Copy the listing verbatim, excluding any images found in it.
## START Information provided
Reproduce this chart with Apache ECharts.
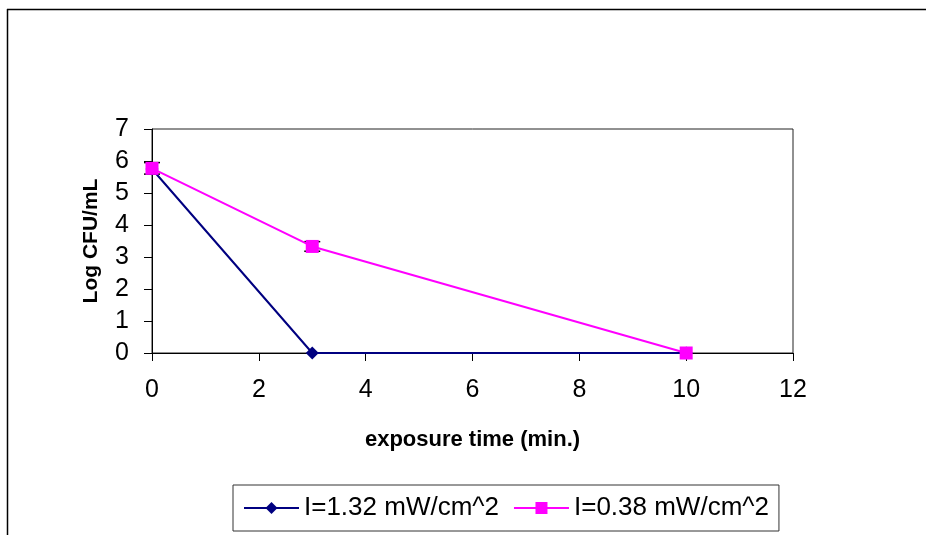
<!DOCTYPE html>
<html>
<head>
<meta charset="utf-8">
<script src="https://cdn.jsdelivr.net/npm/echarts@6/dist/echarts.min.js"></script>
<style>
  html, body { margin: 0; padding: 0; background: #fff; }
  #chart { width: 926px; height: 535px; }
</style>
</head>
<body>
<div id="chart"></div>
<script>
// exposure time (min.)
const times = [0, 3, 10];
const highName = "I=1.32 mW/cm^2";
const lowName = "I=0.38 mW/cm^2";
const highValues = [5.75, 0, 0];
const lowValues = [5.77, 3.33, 0];
// error bars: [x, y, err]
const errorBars = [
  [0, 5.77, 0.18],
  [3, 3.33, 0.15],
];

const chart = echarts.init(document.getElementById("chart"));

const toPairs = (vals) => times.map((t, i) => [t, vals[i]]);

const option = {
  backgroundColor: "#fff",
  animation: false,
  textStyle: { fontFamily: "Liberation Sans, Arial, sans-serif" },
  grid: {
    left: 152,
    right: 133,
    top: 129,
    bottom: 182,
    show: true,
    borderColor: "#222",
    borderWidth: 1,
  },
  legend: {
    left: 233,
    top: 485,
    padding: [10, 10, 10, 10],
    borderColor: "#333",
    borderWidth: 1,
    itemWidth: 55,
    itemHeight: 15,
    itemGap: 14,
    textStyle: { fontSize: 26, color: "#000" },
    data: [highName, lowName],
  },
  xAxis: {
    type: "value",
    min: 0,
    max: 12,
    interval: 2,
    name: "exposure time (min.)",
    nameLocation: "middle",
    nameGap: 76,
    nameTextStyle: { fontSize: 22, fontWeight: "bold", color: "#000" },
    axisLine: { lineStyle: { color: "#000", width: 1 } },
    axisTick: { length: 8, lineStyle: { color: "#000" } },
    axisLabel: { fontSize: 25, color: "#000", margin: 25 },
    splitLine: { show: false },
  },
  yAxis: {
    type: "value",
    min: 0,
    max: 7,
    interval: 1,
    name: "Log CFU/mL",
    nameLocation: "middle",
    nameGap: 50,
    nameTextStyle: { fontSize: 21, fontWeight: "bold", color: "#000" },
    axisLine: { show: true, lineStyle: { color: "#000", width: 1 } },
    axisTick: { show: true, length: 8, lineStyle: { color: "#000" } },
    axisLabel: { fontSize: 25, color: "#000", margin: 23 },
    splitLine: { show: false },
  },
  graphic: [
    { type: "line", shape: { x1: 7, y1: 9.5, x2: 926, y2: 9.5 }, style: { stroke: "#000", lineWidth: 1.5 } },
    { type: "line", shape: { x1: 7.5, y1: 9, x2: 7.5, y2: 535 }, style: { stroke: "#000", lineWidth: 1.5 } },
  ],
  series: [
    {
      type: "custom",
      name: "err",
      z: 1,
      silent: true,
      data: errorBars,
      renderItem: (params, api) => {
        const x = api.value(0), y = api.value(1), e = api.value(2);
        const lo = api.coord([x, y - e]);
        const hi = api.coord([x, y + e]);
        const w = 8;
        const st = { stroke: "#000", lineWidth: 1.5 };
        return {
          type: "group",
          children: [
            { type: "line", shape: { x1: lo[0], y1: lo[1], x2: hi[0], y2: hi[1] }, style: st },
            { type: "line", shape: { x1: lo[0] - w, y1: lo[1], x2: lo[0] + w, y2: lo[1] }, style: st },
            { type: "line", shape: { x1: hi[0] - w, y1: hi[1], x2: hi[0] + w, y2: hi[1] }, style: st },
          ],
        };
      },
    },
    {
      name: highName,
      type: "line",
      z: 3,
      data: toPairs(highValues),
      symbol: "diamond",
      symbolSize: 13,
      color: "#000080",
      lineStyle: { width: 2, color: "#000080" },
      itemStyle: { color: "#000080" },
    },
    {
      name: lowName,
      type: "line",
      z: 4,
      data: toPairs(lowValues),
      symbol: "rect",
      symbolSize: 13,
      color: "#ff00ff",
      lineStyle: { width: 2, color: "#ff00ff" },
      itemStyle: { color: "#ff00ff" },
    },
  ],
};

chart.setOption(option);
</script>
</body>
</html>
## END Information provided
The solution
Reproduce this chart with Apache ECharts.
<!DOCTYPE html>
<html>
<head>
<meta charset="utf-8">
<script src="https://cdn.jsdelivr.net/npm/echarts@6/dist/echarts.min.js"></script>
<style>
  html, body { margin: 0; padding: 0; background: #fff; }
  #chart { width: 926px; height: 535px; }
</style>
</head>
<body>
<div id="chart"></div>
<script>
// exposure time (min.)
const times = [0, 3, 10];
const highName = "I=1.32 mW/cm^2";
const lowName = "I=0.38 mW/cm^2";
const highValues = [5.75, 0, 0];
const lowValues = [5.77, 3.33, 0];
// error bars: [x, y, err]
const errorBars = [
  [0, 5.77, 0.18],
  [3, 3.33, 0.15],
];

const chart = echarts.init(document.getElementById("chart"));

const toPairs = (vals) => times.map((t, i) => [t, vals[i]]);

const option = {
  backgroundColor: "#fff",
  animation: false,
  textStyle: { fontFamily: "Liberation Sans, Arial, sans-serif" },
  grid: {
    left: 152,
    right: 133,
    top: 129,
    bottom: 182,
    show: true,
    borderColor: "#222",
    borderWidth: 1,
  },
  legend: {
    left: 233,
    top: 485,
    padding: [10, 10, 10, 10],
    borderColor: "#333",
    borderWidth: 1,
    itemWidth: 55,
    itemHeight: 15,
    itemGap: 14,
    textStyle: { fontSize: 26, color: "#000" },
    data: [highName, lowName],
  },
  xAxis: {
    type: "value",
    min: 0,
    max: 12,
    interval: 2,
    name: "exposure time (min.)",
    nameLocation: "middle",
    nameGap: 76,
    nameTextStyle: { fontSize: 22, fontWeight: "bold", color: "#000" },
    axisLine: { lineStyle: { color: "#000", width: 1 } },
    axisTick: { length: 8, lineStyle: { color: "#000" } },
    axisLabel: { fontSize: 25, color: "#000", margin: 25 },
    splitLine: { show: false },
  },
  yAxis: {
    type: "value",
    min: 0,
    max: 7,
    interval: 1,
    name: "Log CFU/mL",
    nameLocation: "middle",
    nameGap: 50,
    nameTextStyle: { fontSize: 21, fontWeight: "bold", color: "#000" },
    axisLine: { show: true, lineStyle: { color: "#000", width: 1 } },
    axisTick: { show: true, length: 8, lineStyle: { color: "#000" } },
    axisLabel: { fontSize: 25, color: "#000", margin: 23 },
    splitLine: { show: false },
  },
  graphic: [
    { type: "line", shape: { x1: 7, y1: 9.5, x2: 926, y2: 9.5 }, style: { stroke: "#000", lineWidth: 1.5 } },
    { type: "line", shape: { x1: 7.5, y1: 9, x2: 7.5, y2: 535 }, style: { stroke: "#000", lineWidth: 1.5 } },
  ],
  series: [
    {
      type: "custom",
      name: "err",
      z: 1,
      silent: true,
      data: errorBars,
      renderItem: (params, api) => {
        const x = api.value(0), y = api.value(1), e = api.value(2);
        const lo = api.coord([x, y - e]);
        const hi = api.coord([x, y + e]);
        const w = 8;
        const st = { stroke: "#000", lineWidth: 1.5 };
        return {
          type: "group",
          children: [
            { type: "line", shape: { x1: lo[0], y1: lo[1], x2: hi[0], y2: hi[1] }, style: st },
            { type: "line", shape: { x1: lo[0] - w, y1: lo[1], x2: lo[0] + w, y2: lo[1] }, style: st },
            { type: "line", shape: { x1: hi[0] - w, y1: hi[1], x2: hi[0] + w, y2: hi[1] }, style: st },
          ],
        };
      },
    },
    {
      name: highName,
      type: "line",
      z: 3,
      data: toPairs(highValues),
      symbol: "diamond",
      symbolSize: 13,
      color: "#000080",
      lineStyle: { width: 2, color: "#000080" },
      itemStyle: { color: "#000080" },
    },
    {
      name: lowName,
      type: "line",
      z: 4,
      data: toPairs(lowValues),
      symbol: "rect",
      symbolSize: 13,
      color: "#ff00ff",
      lineStyle: { width: 2, color: "#ff00ff" },
      itemStyle: { color: "#ff00ff" },
    },
  ],
};

chart.setOption(option);
</script>
</body>
</html>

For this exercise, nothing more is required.